Another angle is to look at the cost to an individual merchant of delivering printed promotions, special deals or messages to customers. I’ve pulled a few examples from a Morgan Stanley report. See other examples herehere and here. Costs are generally stated in CPM, or cost per thousand, but I have stated them in costs per individual impression.

Mass distribution methods generally cost advertisers a few cents per impression. This includes newspaper advertisements (2¢ per impression), free standing inserts, i.e. coupons in the Sunday paper (less than 1¢), shared direct mail methods such as coupon books (4¢). But how about targeted communications?

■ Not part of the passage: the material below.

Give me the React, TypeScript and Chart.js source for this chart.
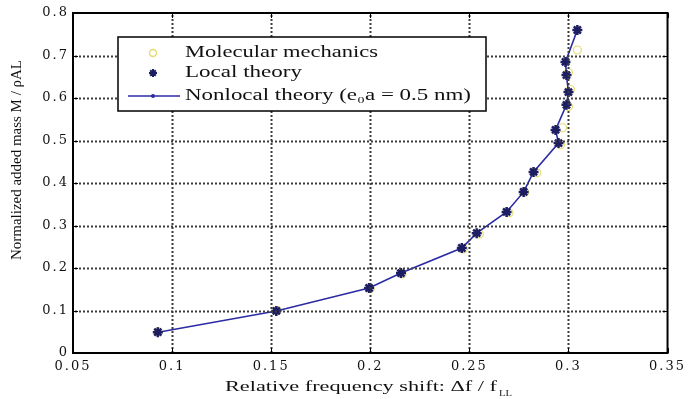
import React, { useEffect, useRef } from "react";
import { Chart, registerables } from "chart.js";

Chart.register(...registerables);

// ---- data ----
const xTickValues = [0.05, 0.1, 0.15, 0.2, 0.25, 0.3, 0.35];
const yTickValues = [0, 0.1, 0.2, 0.3, 0.4, 0.5, 0.6, 0.7, 0.8];

const localX = [0.0928, 0.1526, 0.1994, 0.2155, 0.2462, 0.2537, 0.2688, 0.2774, 0.2824, 0.295, 0.2935, 0.299, 0.3, 0.299, 0.2985, 0.3045];
const localY = [0.049, 0.099, 0.153, 0.188, 0.247, 0.282, 0.332, 0.379, 0.426, 0.494, 0.525, 0.584, 0.614, 0.654, 0.685, 0.76];

const nonlocalX = [0.093, 0.1526, 0.1994, 0.2155, 0.2462, 0.2537, 0.2688, 0.2774, 0.2824, 0.295, 0.2935, 0.299, 0.3, 0.299, 0.2985, 0.3045];
const nonlocalY = [0.049, 0.099, 0.153, 0.188, 0.247, 0.282, 0.332, 0.379, 0.426, 0.494, 0.525, 0.584, 0.614, 0.654, 0.685, 0.76];

const mmX = [0.093, 0.153, 0.2, 0.216, 0.247, 0.255, 0.27, 0.278, 0.284, 0.296, 0.297, 0.3, 0.301, 0.3, 0.3045];
const mmY = [0.05, 0.1, 0.152, 0.186, 0.245, 0.28, 0.33, 0.378, 0.424, 0.49, 0.53, 0.58, 0.62, 0.66, 0.713];

const legendLabels = ["Molecular mechanics", "Local theory", "Nonlocal theory (e\u2080a = 0.5 nm)"];
const xTitle = "Relative frequency shift: \u0394f / f";
const xTitleSub = "LL";
const yTitle = "Normalized added mass M / \u03C1AL";

const toPts = (xs: number[], ys: number[]) => xs.map((x, i) => ({ x, y: ys[i] }));

const LOCAL_COLOR = "#1d1d62";
const LINE_COLOR = "#2b2ba6";
const MM_COLOR = "rgba(222,214,90,0.85)";

function drawScaled(ctx: CanvasRenderingContext2D, text: string, x: number, y: number, width: number) {
  const w = ctx.measureText(text).width;
  const sx = width / w;
  ctx.save();
  ctx.translate(x, y);
  ctx.scale(sx, 1);
  ctx.textAlign = "left";
  ctx.fillText(text, 0, 0);
  ctx.restore();
}

function drawDottedGrid(chart: any) {
  const ctx: CanvasRenderingContext2D = chart.ctx;
  const { left, right, top, bottom } = chart.chartArea;
  const xs = chart.scales.x;
  const ys = chart.scales.y;
  ctx.save();
  ctx.fillStyle = "#3c3c3c";
  xTickValues.slice(1, -1).forEach((v) => {
    const px = Math.round(xs.getPixelForValue(v));
    for (let y = top + 2; y < bottom - 1; y += 4) ctx.fillRect(px - 0.5, y, 2, 2);
  });
  yTickValues.slice(1, -1).forEach((v) => {
    const py = Math.round(ys.getPixelForValue(v));
    for (let x = left + 2; x < right - 1; x += 4) ctx.fillRect(x, py - 0.5, 2, 2);
  });
  ctx.restore();
}

const framePlugin = {
  id: "matlabFrame",
  beforeDraw(chart: any) {
    chart.ctx.letterSpacing = "2px";
  },
  afterDraw(chart: any) {
    const ctx: CanvasRenderingContext2D = chart.ctx;
    ctx.letterSpacing = "0px";
    const { left, right, top, bottom } = chart.chartArea;
    const xs = chart.scales.x;
    const ys = chart.scales.y;

    drawDottedGrid(chart);

    // inward tick marks on all four sides
    ctx.save();
    ctx.strokeStyle = "#000";
    ctx.lineWidth = 1;
    ctx.beginPath();
    xTickValues.forEach((v) => {
      const px = Math.round(xs.getPixelForValue(v)) + 0.5;
      ctx.moveTo(px, bottom);
      ctx.lineTo(px, bottom - 5);
      ctx.moveTo(px, top);
      ctx.lineTo(px, top + 5);
    });
    yTickValues.forEach((v) => {
      const py = Math.round(ys.getPixelForValue(v)) + 0.5;
      ctx.moveTo(left, py);
      ctx.lineTo(left + 5, py);
      ctx.moveTo(right, py);
      ctx.lineTo(right - 5, py);
    });
    ctx.stroke();

    // box
    ctx.lineWidth = 2;
    ctx.strokeRect(left, top, right - left, bottom - top);
    ctx.restore();

    // legend
    ctx.save();
    const lx = 118, ly = 37, lw = 368, lh = 74;
    ctx.fillStyle = "#fff";
    ctx.fillRect(lx, ly, lw, lh);
    ctx.strokeStyle = "#000";
    ctx.lineWidth = 1.5;
    ctx.strokeRect(lx, ly, lw, lh);

    const rows = [53, 73, 96];
    const mx = 153;
    ctx.strokeStyle = MM_COLOR;
    ctx.lineWidth = 1.5;
    ctx.beginPath();
    ctx.arc(mx, rows[0], 3.5, 0, Math.PI * 2);
    ctx.stroke();
    ctx.strokeStyle = LOCAL_COLOR;
    ctx.lineWidth = 2;
    ctx.beginPath();
    for (let k = 0; k < 4; k++) {
      const a = (k * Math.PI) / 4;
      ctx.moveTo(mx - 4 * Math.cos(a), rows[1] - 4 * Math.sin(a));
      ctx.lineTo(mx + 4 * Math.cos(a), rows[1] + 4 * Math.sin(a));
    }
    ctx.stroke();
    ctx.strokeStyle = LINE_COLOR;
    ctx.lineWidth = 1.5;
    ctx.beginPath();
    ctx.moveTo(128, rows[2]);
    ctx.lineTo(180, rows[2]);
    ctx.stroke();
    ctx.fillStyle = LINE_COLOR;
    ctx.beginPath();
    ctx.arc(mx, rows[2], 2, 0, Math.PI * 2);
    ctx.fill();

    ctx.fillStyle = "#111";
    ctx.font = '16px "Liberation Serif"';
    ctx.textBaseline = "middle";
    const widths = [193, 117, 286];
    legendLabels.forEach((t, i) => drawScaled(ctx, t, 185, rows[i], widths[i]));
    ctx.restore();

    // x title
    ctx.save();
    ctx.fillStyle = "#111";
    ctx.textBaseline = "middle";
    ctx.font = '15px "Liberation Serif"';
    drawScaled(ctx, xTitle, 225, 387, 272);
    ctx.font = '9px "Liberation Serif"';
    drawScaled(ctx, xTitleSub, 499, 394, 13);
    ctx.restore();

    // y title
    ctx.save();
    ctx.fillStyle = "#111";
    ctx.textBaseline = "middle";
    ctx.font = '15px "Liberation Serif"';
    ctx.translate(17, 160);
    ctx.rotate(-Math.PI / 2);
    drawScaled(ctx, yTitle, -100, 0, 200);
    ctx.restore();
  },
};

export default function App() {
  const canvasRef = useRef<HTMLCanvasElement | null>(null);

  useEffect(() => {
    if (!canvasRef.current) return;
    const tickFont = { family: '"DejaVu Serif"', size: 13 };
    const fmt = (v: any) => String(Number(Number(v).toFixed(2)));
    const chart = new Chart(canvasRef.current, {
      type: "scatter",
      data: {
        datasets: [
          {
            label: legendLabels[1],
            data: toPts(localX, localY),
            showLine: false,
            pointStyle: "star",
            pointRadius: 5,
            borderColor: LOCAL_COLOR,
            backgroundColor: LOCAL_COLOR,
            borderWidth: 2.5,
            order: 0,
          },
          {
            label: legendLabels[2],
            data: toPts(nonlocalX, nonlocalY),
            showLine: true,
            borderColor: LINE_COLOR,
            borderWidth: 1.6,
            pointStyle: "circle",
            pointRadius: 1.6,
            pointBackgroundColor: LINE_COLOR,
            pointBorderWidth: 0,
            order: 1,
          },
          {
            label: legendLabels[0],
            data: toPts(mmX, mmY),
            showLine: false,
            pointStyle: "circle",
            pointRadius: 4,
            borderColor: MM_COLOR,
            backgroundColor: "rgba(0,0,0,0)",
            borderWidth: 1.2,
            order: 2,
          },
        ],
      },
      options: {
        animation: false,
        responsive: true,
        maintainAspectRatio: false,
        layout: { padding: { top: 13, right: 18, left: 0, bottom: 0 } },
        plugins: { legend: { display: false }, tooltip: { enabled: false } },
        scales: {
          x: {
            type: "linear",
            min: 0.05,
            max: 0.35,
            afterFit: (s: any) => { s.height = 46; },
            afterBuildTicks: (s: any) => { s.ticks = xTickValues.map((v) => ({ value: v })); },
            ticks: { stepSize: 0.05, callback: fmt, font: tickFont, color: "#111", padding: 6, maxRotation: 0, autoSkip: false },
            grid: { display: false, drawTicks: false },
            border: { display: false },
            title: { display: false },
          },
          y: {
            type: "linear",
            min: 0,
            max: 0.8,
            afterFit: (s: any) => { s.width = 73; },
            afterBuildTicks: (s: any) => { s.ticks = yTickValues.map((v) => ({ value: v })); },
            ticks: { stepSize: 0.1, callback: fmt, font: tickFont, color: "#111", padding: 4, autoSkip: false },
            grid: { display: false, drawTicks: false },
            border: { display: false },
            title: { display: false },
          },
        },
      },
      plugins: [framePlugin],
    } as any);
    return () => chart.destroy();
  }, []);

  return (
    <div style={{ position: "absolute", left: 0, top: 0, width: 688, height: 399, background: "#fff" }}>
      <canvas ref={canvasRef} />
    </div>
  );
}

For most retailers, the only way to target distribution is through direct marketing, database rentals and postal mailings. At 90¢ per impression or more, most merchants have to use targeted distribution channels very sparingly, especially in low value sectors like quick service restaurants, supermarkets, convenience stores and petrol stations.

Printing targeted promotions at the bottom of POS receipts is obviously much less expensive. It can help merchants see more value in bank owned payment networks. And it can help attract new revenue streams to banks (as I was writing this piece, I received a report that merchants are paying one of Welcome’s bank customers 5¢ to 30¢ per transaction - plus the normal campaign management and setup fees ranging from thousands of euros per year to tens of thousands … but that’s another story for another blog post).

There is another, similar, POS based distribution method, Catalina Marketing’s checkout coupon service, which I didn’t mention earlier because it is almost exclusively paid by consumer goods manufacturers and limited to supermarkets. Companies like Procter & Gamble pay around 7.5¢ per printed impression, and even more when offering a coupon to buyers of the competitor’s product.